Las Vegas Sands is working with law enforcement to investigate the sophisticated intrusion that took down its corporate and property Web sites on Tuesday.
The sites were still down today, Hong Kong time, and The Associated Press reported that Nevada regulators and the FBI had joined the probe.
“Company-operated Web sites have been hacked, as have some office productivity systems,” said spokesman Ron Reese, who told the Las Vegas Review-Journal it was not known how long the sites would be out of service. He said the outage also affected Sands’ e-mail capabilities in the US. It was unclear if any customer information had been compromised. The company’s corporate site, as well as the home pages of its casinos in Las Vegas, Pennsylvania, Macau and Singapore, displayed a screen saying they were undergoing maintenance and providing phone numbers for the properties.
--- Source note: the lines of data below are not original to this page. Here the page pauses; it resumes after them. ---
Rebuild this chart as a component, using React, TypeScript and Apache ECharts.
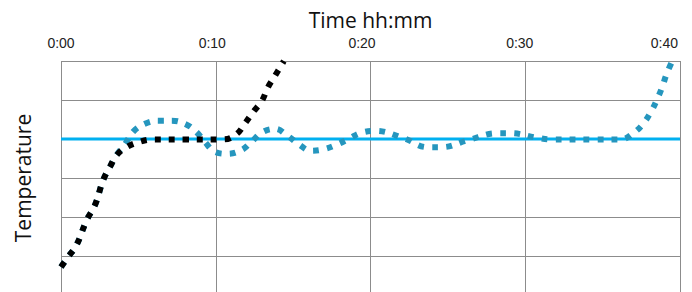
import React, { useEffect, useRef } from "react";
import * as echarts from "echarts";

// Time in minutes, temperature in grid units (0..6)
const xTickLabels = ["0:00", "0:10", "0:20", "0:30", "0:40"];
const setpoint = 4;

const blueTimes = [0, 0.47, 1.0, 1.66, 2.2, 2.73, 3.17, 3.6, 4.14, 4.67, 5.36, 6.25, 7.15, 8.06, 8.72, 9.31, 9.95, 10.79, 11.68, 12.32, 12.99, 13.83, 14.65, 15.38, 16.14, 17.0, 17.85, 18.67, 19.32, 20.3, 22.1, 23.7, 24.6, 26.3, 28.2, 29.0, 30.8, 31.6, 34.4, 36.2, 36.98, 37.6, 38.13, 38.5, 38.82, 39.14, 39.5];
const blueValues = [0.72, 0.98, 1.28, 1.92, 2.31, 2.95, 3.29, 3.59, 3.87, 4.19, 4.38, 4.47, 4.47, 4.38, 4.19, 3.92, 3.67, 3.62, 3.72, 3.93, 4.17, 4.26, 4.08, 3.86, 3.7, 3.74, 3.86, 4.02, 4.15, 4.21, 4.03, 3.79, 3.79, 3.97, 4.15, 4.15, 4.03, 3.99, 3.99, 3.99, 4.15, 4.38, 4.7, 5.0, 5.3, 5.67, 6.0];

const blackTimes = [0, 0.47, 1.0, 1.66, 2.2, 2.73, 3.17, 3.6, 4.28, 5.1, 5.95, 8, 10.53, 11.35, 11.89, 12.43, 12.97, 13.38, 13.83, 14.4];
const blackValues = [0.72, 0.98, 1.28, 1.92, 2.31, 2.95, 3.29, 3.59, 3.8, 3.93, 3.99, 3.99, 3.99, 4.13, 4.4, 4.7, 4.97, 5.33, 5.62, 6.0];

const setpointTimes = [0, 40];

export default function App() {
  const ref = useRef<HTMLDivElement>(null);
  useEffect(() => {
    document.body.style.margin = "0";
    const chart = echarts.init(ref.current!, null, { renderer: "svg" });
    const zip = (a: number[], b: number[]) => a.map((t, i) => [t, b[i]]);
    const tickFont = { fontFamily: "Liberation Sans", fontSize: 14, color: "#222" };
    const labelShift = [0, 7, 17, 11, 2];
    const rich: Record<string, any> = {};
    labelShift.forEach((p, i) => {
      rich["l" + i] = { ...tickFont, padding: [0, p, 0, 0] };
    });
    chart.setOption({
      animation: false,
      backgroundColor: "#ffffff",
      grid: { left: 61, top: 61, width: 619, height: 234, outerBoundsMode: "none", containLabel: false },
      xAxis: {
        type: "value",
        position: "top",
        min: 0,
        max: 40,
        interval: 10,
        name: "Time hh:mm",
        nameLocation: "middle",
        nameGap: 31,
        nameTextStyle: { fontFamily: "Open Sans", fontSize: 21, color: "#111" },
        axisLine: { show: false },
        axisTick: { show: false },
        axisLabel: {
          margin: 11,
          ...tickFont,
          alignMaxLabel: "right",
          formatter: (v: number) => {
            const i = Math.round(v / 10);
            return `{l${i}|${xTickLabels[i] ?? ""}}`;
          },
          rich,
        },
        splitLine: { show: true, lineStyle: { color: "#8c8c8c", width: 1 } },
      },
      yAxis: {
        type: "value",
        min: 0,
        max: 6,
        interval: 1,
        name: "Temperature",
        nameLocation: "middle",
        nameRotate: 90,
        nameGap: 28,
        nameTextStyle: { fontFamily: "Open Sans", fontSize: 21, color: "#111" },
        axisLine: { show: false },
        axisTick: { show: false },
        axisLabel: { show: false },
        splitLine: { show: true, lineStyle: { color: "#8c8c8c", width: 1 } },
      },
      series: [
        {
          type: "line",
          data: zip(setpointTimes, [setpoint, setpoint]),
          showSymbol: false,
          lineStyle: { color: "#00b0f0", width: 3 },
          z: 2,
        },
        {
          type: "line",
          data: zip(blueTimes, blueValues),
          smooth: 0.4,
          showSymbol: false,
          lineStyle: { color: "#2596be", width: 6, type: [6, 8], cap: "butt" },
          z: 3,
        },
        {
          type: "line",
          data: zip(blackTimes, blackValues),
          smooth: 0.4,
          showSymbol: false,
          lineStyle: { color: "#000000", width: 6, type: [6, 8], cap: "butt" },
          z: 4,
        },
      ],
    });
    return () => chart.dispose();
  }, []);
  return (
    <div
      ref={ref}
      style={{ position: "absolute", left: 0, top: 0, width: 692, height: 292 }}
    />
  );
}
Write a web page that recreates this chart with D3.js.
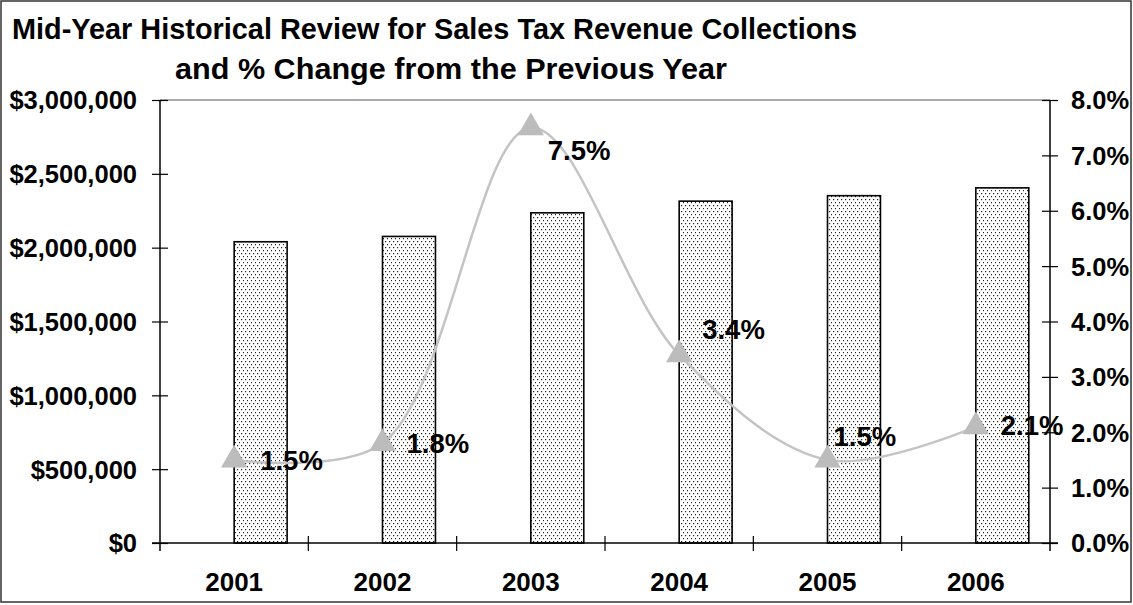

It appears the attack is connected to Chairman Sheldon Adelson’s outspoken support for Israel and militant opposition to Iran’s nuclear program. AP said the Morning Call, a newspaper in Allentown, Pa., posted screenshots of the sites before they were taken down that showed a picture of Mr Adelson posing with Israeli Prime Minister Benjamin Netanyahu with a message condemning the use of weapons of mass destruction. The page included a map of the world with flames where Sands has US casinos and scrolled personal information about employees, including e-mail addresses, job titles and Social Security numbers.
Mr Adelson has spent enormous sums on national elections in the United States to influence policy in favor of Israel and against the creation of a Palestinian state. He was the largest individual donor to political action committees and other independent groups in the 2012 election cycle, according to OpenSecrets.org, which tracks campaign spending. Speaking at Yeshiva University in New York in October he advocated a nuclear attack on Iran, which Mr Reese later characterized as “hyperbole”.
Mr Adelson has returned to the spotlight more recently with a heavily financed campaign to halt the spread of Internet gambling in the United States. Online gambling is legal in three states, including LVS’ home state of Nevada, but a group funded by the billionaire is lobbying in Washington for a federal ban.
The day before the sites were hacked, the Coalition to Stop Internet Gambling, as the group is known, posted an anti-Web gambling ad on YouTube. The group was reported to be planning a press conference this week to announce support from dozens of organizations.